Tragic end to yacht hijack

The four yachtsmen on the SV Quest, kidnapped on Friday in the Arabian Sea south of Oman, have been shot, in a sudden and tragic end to their capture. Details of events are still unclear, but it appears they were killed by their hijackers during an exchange of fire with a nearby US warship. One of the captured crew had sailed recently with Club member, Malcolm Lewis-Jones on his yacht Amber Sea. (Read his tribute to Phyllis here).
Their deaths mark an escalation in the war waged by pirates against all those using the Suez Canal route to return to Europe from the Pacific. Until now, most hijackings have ended without loss of life, though often after the payment of substantial ransoms.
Four pirates are reported to have died in the fight, while 13 have been captured by the USS Sterett, a guided missile destroyer which was shadowing the hijacked yacht.
The four sailors all came from the west coast of America. The yacht’s owners, Scott and Jean Adam, were from Marina del Ray in California, and their crew, Phyllis Mackay and Bob Riggle, sailed with the Seattle Singles Yacht Club.

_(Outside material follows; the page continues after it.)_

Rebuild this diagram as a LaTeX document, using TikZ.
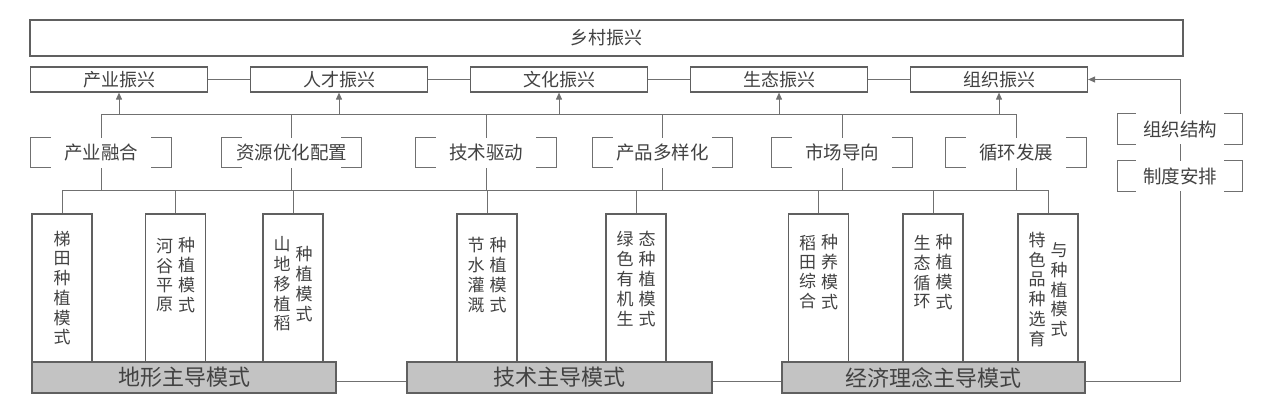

Scott Adam had recently become a member of the Cruising Association.
Phyllis Mackay, was a friend of long-standing LSC member Malcolm Lewis-Jones. Phyllis had sailed with Malcolm on Amber Sea’s voyage from Gibraltar to Antigua.
They were boarded some 250 miles off the coast of Oman, indicating that they had taken a route that took them north and east, as far as possible away from Somalia.
The Adams had their 58 foot Davidson pilot house built in New Zealand in 2004, and had sailed it from there to Alaska, and onwards through the Pacific. They had briefly joined the Blue Water Rally in Thailand, but left it last Tuesday to make their own way to Oman. The Blue Water Rally have issued a statement expressing the shock and sympathy of the organisers and participants.
The Club extends its sympathy to the families and friends of all those killed in the attack.